• THE PROBLEM: Report the count of lines where the string "that" appears, and nothing else.
━━ LISTED ENTRIES
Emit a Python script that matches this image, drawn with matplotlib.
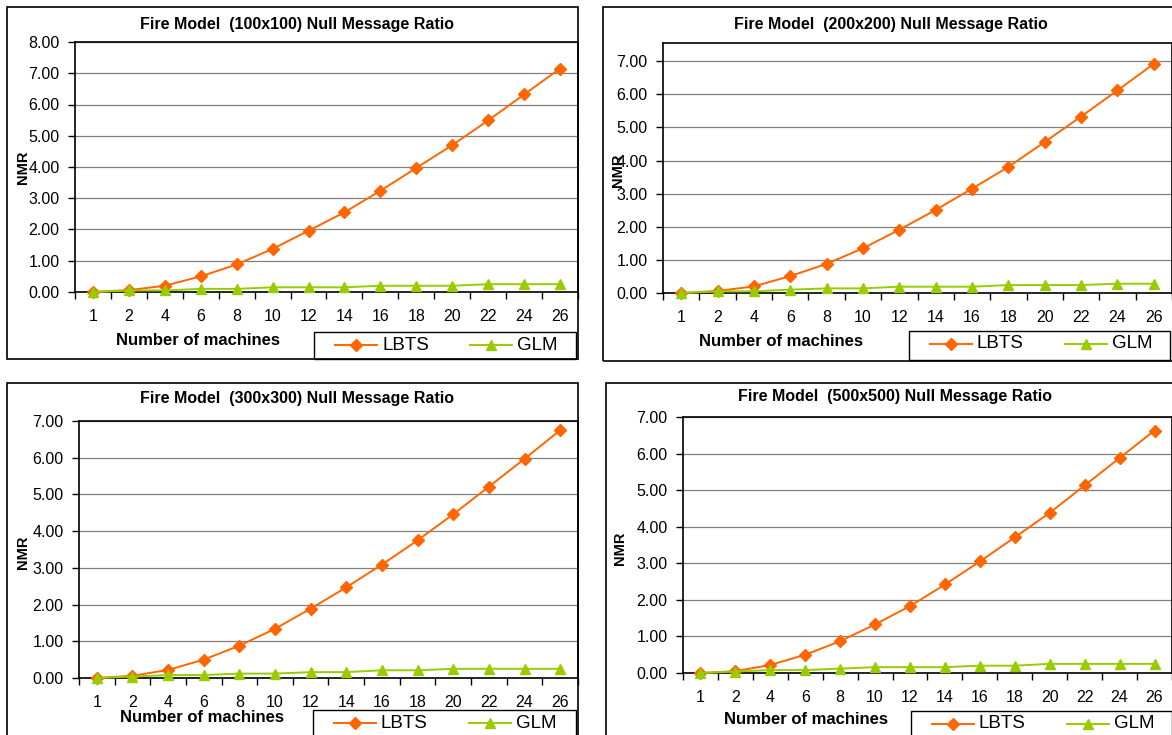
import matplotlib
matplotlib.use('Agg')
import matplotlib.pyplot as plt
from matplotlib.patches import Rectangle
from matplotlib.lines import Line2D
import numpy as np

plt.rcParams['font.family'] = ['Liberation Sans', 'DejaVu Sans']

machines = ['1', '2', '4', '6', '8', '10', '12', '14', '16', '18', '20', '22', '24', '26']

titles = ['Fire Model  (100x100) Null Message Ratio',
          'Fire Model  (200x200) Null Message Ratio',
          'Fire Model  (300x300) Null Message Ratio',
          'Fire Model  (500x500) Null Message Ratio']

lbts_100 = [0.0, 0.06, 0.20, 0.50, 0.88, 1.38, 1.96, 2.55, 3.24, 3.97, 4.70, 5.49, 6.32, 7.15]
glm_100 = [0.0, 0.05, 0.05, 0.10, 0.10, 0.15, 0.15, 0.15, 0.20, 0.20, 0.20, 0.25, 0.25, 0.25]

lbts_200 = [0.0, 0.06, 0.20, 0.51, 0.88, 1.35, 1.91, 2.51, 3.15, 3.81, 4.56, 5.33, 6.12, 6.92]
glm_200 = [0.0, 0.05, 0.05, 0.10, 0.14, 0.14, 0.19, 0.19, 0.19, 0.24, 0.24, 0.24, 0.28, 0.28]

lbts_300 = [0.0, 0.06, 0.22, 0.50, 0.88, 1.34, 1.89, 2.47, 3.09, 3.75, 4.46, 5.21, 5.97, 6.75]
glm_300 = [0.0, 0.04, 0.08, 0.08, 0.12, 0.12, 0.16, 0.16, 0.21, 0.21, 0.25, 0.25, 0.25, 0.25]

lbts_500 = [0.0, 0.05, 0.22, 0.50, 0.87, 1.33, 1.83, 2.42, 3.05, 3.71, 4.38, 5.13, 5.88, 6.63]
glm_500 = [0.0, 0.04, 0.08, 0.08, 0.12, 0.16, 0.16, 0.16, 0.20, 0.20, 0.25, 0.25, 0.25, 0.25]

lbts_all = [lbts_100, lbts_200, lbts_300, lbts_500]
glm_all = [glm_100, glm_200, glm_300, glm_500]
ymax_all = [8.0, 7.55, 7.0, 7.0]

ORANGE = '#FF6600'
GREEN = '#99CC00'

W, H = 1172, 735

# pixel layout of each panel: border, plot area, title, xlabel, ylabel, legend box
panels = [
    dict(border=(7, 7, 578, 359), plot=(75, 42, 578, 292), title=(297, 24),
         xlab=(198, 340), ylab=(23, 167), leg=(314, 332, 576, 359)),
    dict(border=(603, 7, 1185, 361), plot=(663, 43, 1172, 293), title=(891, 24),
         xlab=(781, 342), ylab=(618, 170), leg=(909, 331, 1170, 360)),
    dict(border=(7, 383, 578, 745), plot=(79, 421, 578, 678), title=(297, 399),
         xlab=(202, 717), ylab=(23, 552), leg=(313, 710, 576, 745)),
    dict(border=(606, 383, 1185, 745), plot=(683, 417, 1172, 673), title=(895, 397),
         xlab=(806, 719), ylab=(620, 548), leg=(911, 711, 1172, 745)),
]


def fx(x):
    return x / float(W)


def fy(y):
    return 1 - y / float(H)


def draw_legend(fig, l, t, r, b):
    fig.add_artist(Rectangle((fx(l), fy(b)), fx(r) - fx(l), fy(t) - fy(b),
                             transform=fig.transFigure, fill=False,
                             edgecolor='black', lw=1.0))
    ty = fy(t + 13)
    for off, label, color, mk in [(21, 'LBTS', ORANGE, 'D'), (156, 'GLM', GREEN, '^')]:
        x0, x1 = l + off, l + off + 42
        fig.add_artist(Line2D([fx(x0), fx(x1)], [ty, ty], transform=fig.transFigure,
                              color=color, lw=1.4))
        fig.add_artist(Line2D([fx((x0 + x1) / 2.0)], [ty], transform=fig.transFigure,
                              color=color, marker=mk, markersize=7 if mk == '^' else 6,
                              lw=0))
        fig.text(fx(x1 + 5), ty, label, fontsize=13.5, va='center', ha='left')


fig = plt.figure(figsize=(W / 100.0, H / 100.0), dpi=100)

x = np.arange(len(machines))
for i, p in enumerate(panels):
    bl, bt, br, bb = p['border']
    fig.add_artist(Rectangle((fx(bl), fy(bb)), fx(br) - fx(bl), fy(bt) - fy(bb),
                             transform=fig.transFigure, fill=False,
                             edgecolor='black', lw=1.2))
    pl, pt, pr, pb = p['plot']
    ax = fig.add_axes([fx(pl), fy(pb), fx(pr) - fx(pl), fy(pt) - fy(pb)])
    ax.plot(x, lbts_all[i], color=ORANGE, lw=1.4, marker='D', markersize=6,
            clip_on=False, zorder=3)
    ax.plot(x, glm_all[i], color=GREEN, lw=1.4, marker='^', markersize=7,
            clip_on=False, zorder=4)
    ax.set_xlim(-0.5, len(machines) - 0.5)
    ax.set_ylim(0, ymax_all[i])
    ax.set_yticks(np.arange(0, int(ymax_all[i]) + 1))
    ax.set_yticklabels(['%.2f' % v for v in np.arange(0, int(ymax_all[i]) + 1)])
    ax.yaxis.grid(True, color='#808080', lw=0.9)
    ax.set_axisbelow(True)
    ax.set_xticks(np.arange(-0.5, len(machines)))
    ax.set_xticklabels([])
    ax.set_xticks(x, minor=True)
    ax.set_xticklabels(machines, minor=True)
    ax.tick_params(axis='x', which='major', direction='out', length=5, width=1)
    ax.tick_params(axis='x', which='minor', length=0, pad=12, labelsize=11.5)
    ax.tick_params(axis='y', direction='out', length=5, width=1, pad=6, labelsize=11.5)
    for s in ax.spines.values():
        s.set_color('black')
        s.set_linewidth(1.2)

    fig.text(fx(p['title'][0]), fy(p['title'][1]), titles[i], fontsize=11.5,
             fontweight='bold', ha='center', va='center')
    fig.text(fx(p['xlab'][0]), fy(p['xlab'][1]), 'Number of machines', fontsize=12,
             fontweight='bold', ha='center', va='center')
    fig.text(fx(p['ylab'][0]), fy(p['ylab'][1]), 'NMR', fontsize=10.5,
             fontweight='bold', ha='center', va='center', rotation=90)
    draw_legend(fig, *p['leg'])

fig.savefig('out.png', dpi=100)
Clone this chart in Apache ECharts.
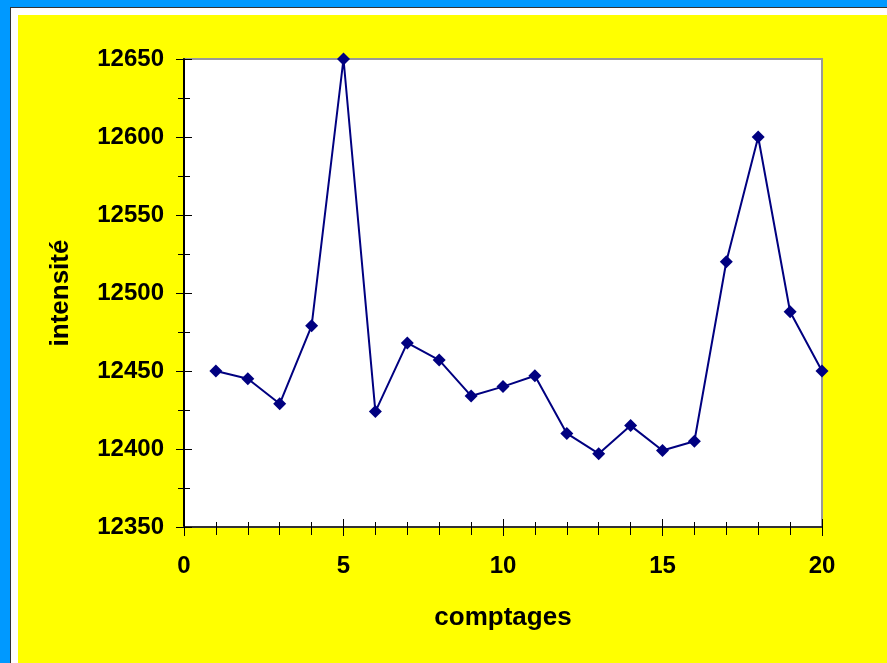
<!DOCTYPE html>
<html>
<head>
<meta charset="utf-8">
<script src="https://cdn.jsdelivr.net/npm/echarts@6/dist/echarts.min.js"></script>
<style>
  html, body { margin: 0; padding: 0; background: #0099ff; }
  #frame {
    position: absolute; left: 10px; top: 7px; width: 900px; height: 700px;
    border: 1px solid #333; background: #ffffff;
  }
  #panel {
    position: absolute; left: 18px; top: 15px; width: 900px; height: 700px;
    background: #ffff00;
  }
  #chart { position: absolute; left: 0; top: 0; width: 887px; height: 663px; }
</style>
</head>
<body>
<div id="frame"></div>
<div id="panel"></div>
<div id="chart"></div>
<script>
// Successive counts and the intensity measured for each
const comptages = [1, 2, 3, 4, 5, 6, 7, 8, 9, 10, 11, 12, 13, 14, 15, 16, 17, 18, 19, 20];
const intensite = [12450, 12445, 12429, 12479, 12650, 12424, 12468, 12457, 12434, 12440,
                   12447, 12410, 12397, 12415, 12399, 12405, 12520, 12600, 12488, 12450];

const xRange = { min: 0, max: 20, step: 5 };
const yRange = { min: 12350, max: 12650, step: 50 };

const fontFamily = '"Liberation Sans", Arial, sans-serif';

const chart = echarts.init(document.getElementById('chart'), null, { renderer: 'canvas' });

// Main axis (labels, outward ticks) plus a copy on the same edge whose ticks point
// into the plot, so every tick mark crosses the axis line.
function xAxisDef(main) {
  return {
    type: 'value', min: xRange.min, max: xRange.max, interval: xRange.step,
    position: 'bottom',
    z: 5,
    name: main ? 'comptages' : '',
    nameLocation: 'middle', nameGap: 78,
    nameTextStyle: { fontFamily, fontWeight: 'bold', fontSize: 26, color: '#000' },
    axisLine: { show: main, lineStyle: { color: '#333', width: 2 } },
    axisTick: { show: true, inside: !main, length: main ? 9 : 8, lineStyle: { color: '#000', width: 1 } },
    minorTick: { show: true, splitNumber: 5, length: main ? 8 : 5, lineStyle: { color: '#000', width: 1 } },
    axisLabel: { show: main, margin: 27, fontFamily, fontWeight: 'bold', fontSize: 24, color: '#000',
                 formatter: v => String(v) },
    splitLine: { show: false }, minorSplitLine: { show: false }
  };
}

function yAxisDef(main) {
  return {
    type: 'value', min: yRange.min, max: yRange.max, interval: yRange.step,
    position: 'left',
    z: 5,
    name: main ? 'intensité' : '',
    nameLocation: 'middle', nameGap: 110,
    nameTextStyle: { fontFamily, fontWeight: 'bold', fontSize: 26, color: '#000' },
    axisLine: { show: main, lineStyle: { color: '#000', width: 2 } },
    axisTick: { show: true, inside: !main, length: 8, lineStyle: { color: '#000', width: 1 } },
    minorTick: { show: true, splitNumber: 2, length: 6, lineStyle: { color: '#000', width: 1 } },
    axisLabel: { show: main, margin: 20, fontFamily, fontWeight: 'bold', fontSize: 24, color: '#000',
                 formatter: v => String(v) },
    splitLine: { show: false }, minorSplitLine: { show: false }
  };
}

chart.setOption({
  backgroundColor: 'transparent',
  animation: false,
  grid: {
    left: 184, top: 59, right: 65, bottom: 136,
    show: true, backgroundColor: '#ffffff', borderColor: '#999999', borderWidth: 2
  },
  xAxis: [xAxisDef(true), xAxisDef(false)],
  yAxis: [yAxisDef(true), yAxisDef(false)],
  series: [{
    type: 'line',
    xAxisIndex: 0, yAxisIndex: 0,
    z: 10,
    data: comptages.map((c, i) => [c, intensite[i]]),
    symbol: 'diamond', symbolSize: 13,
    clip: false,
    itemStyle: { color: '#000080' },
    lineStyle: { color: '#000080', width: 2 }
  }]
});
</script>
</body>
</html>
━━━━
━━ LISTED ENTRIES
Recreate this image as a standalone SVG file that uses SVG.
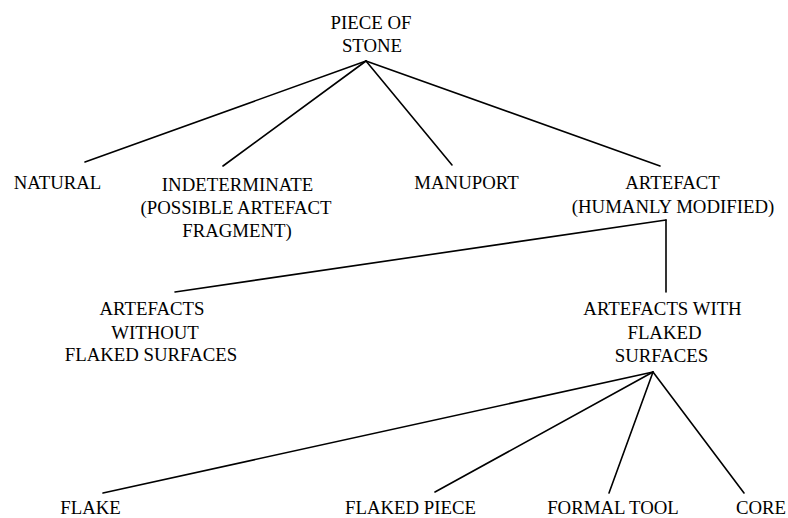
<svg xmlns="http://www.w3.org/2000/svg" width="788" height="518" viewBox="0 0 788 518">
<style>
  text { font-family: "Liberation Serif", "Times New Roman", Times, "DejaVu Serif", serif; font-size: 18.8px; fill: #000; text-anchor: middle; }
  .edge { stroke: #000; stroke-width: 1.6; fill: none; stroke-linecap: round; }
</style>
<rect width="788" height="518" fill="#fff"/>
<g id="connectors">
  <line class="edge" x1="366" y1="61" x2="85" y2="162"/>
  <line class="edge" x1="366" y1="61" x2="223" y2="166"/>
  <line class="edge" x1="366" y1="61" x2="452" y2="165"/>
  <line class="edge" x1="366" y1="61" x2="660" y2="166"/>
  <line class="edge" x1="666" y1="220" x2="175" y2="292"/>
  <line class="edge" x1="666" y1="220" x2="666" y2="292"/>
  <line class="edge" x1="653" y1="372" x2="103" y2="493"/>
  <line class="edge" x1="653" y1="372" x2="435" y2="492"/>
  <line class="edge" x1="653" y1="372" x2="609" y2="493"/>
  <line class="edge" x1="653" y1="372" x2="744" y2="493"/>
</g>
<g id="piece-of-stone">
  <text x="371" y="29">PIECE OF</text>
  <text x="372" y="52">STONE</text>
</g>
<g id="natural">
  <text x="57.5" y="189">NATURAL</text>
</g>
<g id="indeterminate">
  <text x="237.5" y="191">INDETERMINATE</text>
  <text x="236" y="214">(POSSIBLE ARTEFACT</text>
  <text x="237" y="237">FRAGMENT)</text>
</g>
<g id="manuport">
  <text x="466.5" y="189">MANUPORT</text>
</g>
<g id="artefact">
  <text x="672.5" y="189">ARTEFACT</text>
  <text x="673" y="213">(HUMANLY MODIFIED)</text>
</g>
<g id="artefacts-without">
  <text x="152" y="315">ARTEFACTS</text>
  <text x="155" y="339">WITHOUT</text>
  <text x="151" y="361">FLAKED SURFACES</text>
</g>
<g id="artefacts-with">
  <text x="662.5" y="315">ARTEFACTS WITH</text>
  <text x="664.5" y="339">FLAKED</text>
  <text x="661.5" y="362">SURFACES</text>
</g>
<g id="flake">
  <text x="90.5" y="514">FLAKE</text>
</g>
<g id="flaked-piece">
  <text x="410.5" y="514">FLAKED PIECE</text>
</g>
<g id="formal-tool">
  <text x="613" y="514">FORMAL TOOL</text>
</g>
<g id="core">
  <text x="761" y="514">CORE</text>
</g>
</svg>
━━━━
━━ LISTED ENTRIES
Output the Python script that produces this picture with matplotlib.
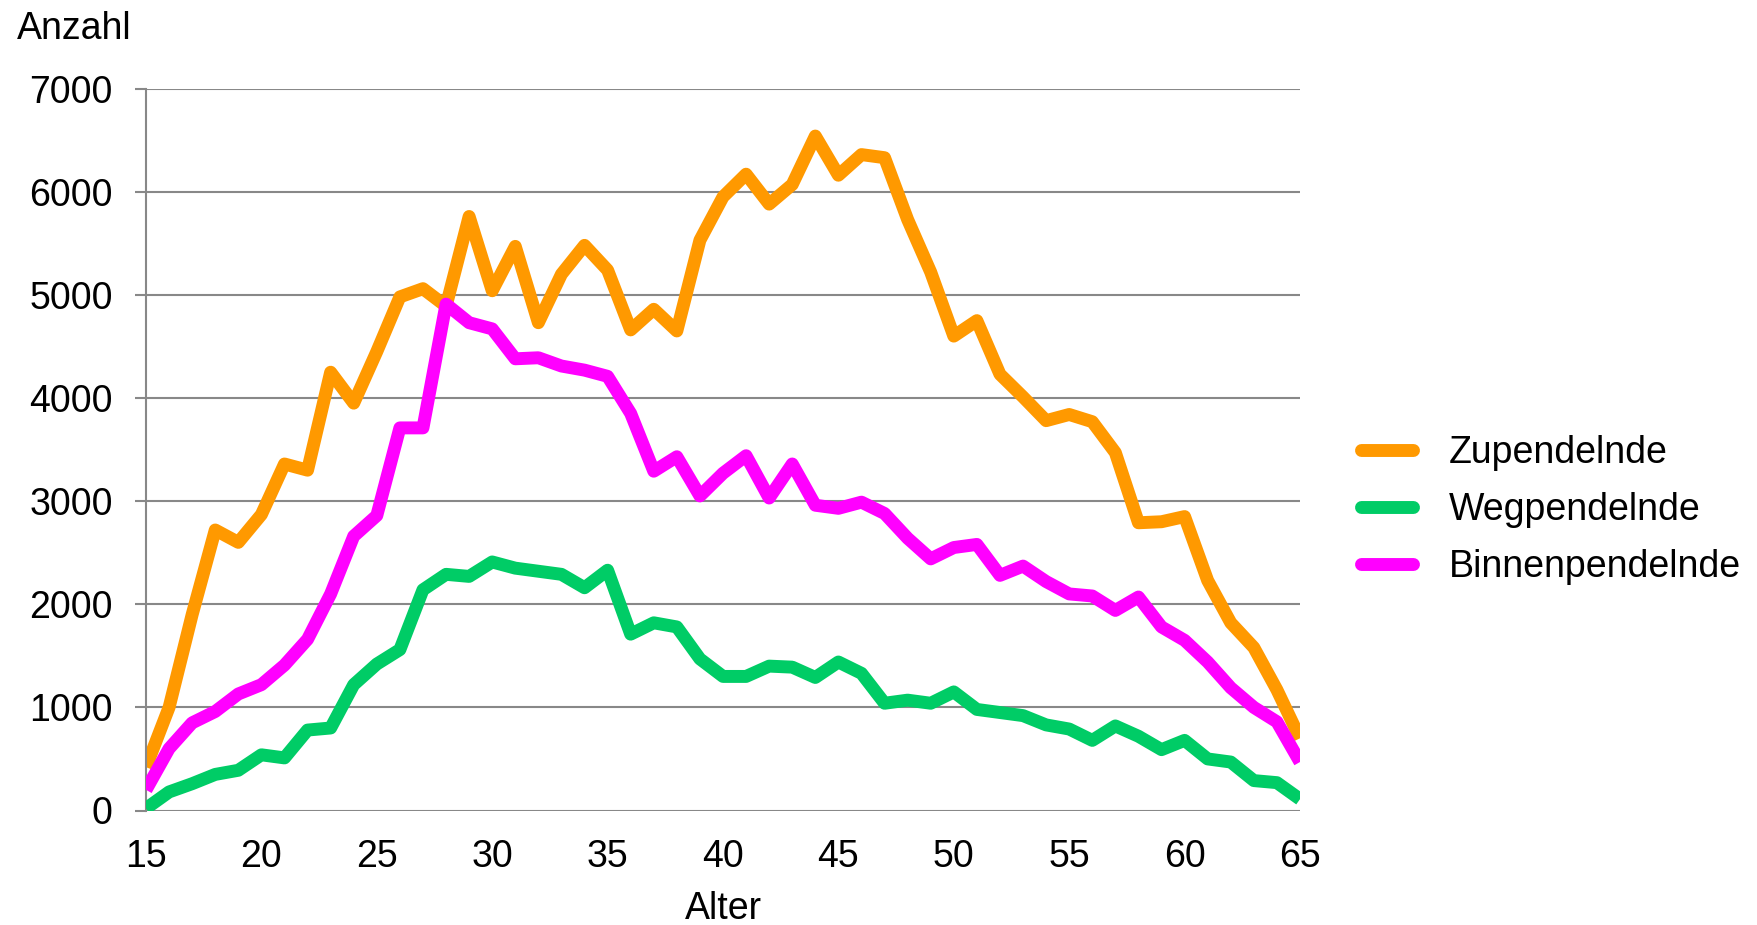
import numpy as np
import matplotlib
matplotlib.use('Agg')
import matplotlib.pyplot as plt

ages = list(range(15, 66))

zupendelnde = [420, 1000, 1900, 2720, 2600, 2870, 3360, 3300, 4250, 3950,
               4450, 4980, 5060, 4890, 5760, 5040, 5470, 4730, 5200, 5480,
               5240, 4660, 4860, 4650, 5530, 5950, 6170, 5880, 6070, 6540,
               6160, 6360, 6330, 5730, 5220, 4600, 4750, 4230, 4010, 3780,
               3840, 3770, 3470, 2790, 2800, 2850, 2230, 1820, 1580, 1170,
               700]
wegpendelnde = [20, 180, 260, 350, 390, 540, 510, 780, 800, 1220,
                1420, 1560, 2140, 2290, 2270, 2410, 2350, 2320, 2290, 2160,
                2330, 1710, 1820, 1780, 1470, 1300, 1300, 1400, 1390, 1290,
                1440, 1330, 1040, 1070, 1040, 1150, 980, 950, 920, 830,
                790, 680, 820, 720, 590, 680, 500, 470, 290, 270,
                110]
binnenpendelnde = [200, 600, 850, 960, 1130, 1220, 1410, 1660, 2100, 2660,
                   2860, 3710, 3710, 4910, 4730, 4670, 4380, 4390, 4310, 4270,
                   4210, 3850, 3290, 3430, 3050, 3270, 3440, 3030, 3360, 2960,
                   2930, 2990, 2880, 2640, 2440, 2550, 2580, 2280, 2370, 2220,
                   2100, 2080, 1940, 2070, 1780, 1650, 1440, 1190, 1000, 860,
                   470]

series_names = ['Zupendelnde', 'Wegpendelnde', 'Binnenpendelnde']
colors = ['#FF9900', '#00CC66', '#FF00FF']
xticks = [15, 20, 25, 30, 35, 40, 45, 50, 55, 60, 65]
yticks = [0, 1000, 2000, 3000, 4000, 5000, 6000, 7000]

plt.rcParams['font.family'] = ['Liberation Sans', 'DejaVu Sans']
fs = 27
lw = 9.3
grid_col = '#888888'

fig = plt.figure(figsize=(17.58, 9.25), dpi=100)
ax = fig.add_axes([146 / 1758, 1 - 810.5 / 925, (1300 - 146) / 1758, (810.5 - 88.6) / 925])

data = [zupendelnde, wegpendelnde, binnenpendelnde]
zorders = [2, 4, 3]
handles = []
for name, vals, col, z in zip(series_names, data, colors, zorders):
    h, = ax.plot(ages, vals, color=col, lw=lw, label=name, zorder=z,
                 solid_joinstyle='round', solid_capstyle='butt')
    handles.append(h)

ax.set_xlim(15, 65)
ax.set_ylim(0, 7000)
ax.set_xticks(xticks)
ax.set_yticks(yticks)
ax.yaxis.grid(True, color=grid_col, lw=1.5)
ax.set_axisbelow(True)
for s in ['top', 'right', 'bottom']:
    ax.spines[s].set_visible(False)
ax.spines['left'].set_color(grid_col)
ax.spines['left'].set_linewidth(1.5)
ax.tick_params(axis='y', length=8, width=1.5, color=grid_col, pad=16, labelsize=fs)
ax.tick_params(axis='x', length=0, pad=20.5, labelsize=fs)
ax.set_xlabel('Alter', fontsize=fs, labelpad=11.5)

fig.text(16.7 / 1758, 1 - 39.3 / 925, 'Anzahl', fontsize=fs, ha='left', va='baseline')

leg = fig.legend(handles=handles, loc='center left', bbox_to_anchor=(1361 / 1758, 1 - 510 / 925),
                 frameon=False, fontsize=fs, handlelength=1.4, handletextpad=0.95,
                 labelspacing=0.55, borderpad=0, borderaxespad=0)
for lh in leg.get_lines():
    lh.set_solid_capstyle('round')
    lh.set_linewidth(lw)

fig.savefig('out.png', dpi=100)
━━━━
• TASK RESPONSE: 3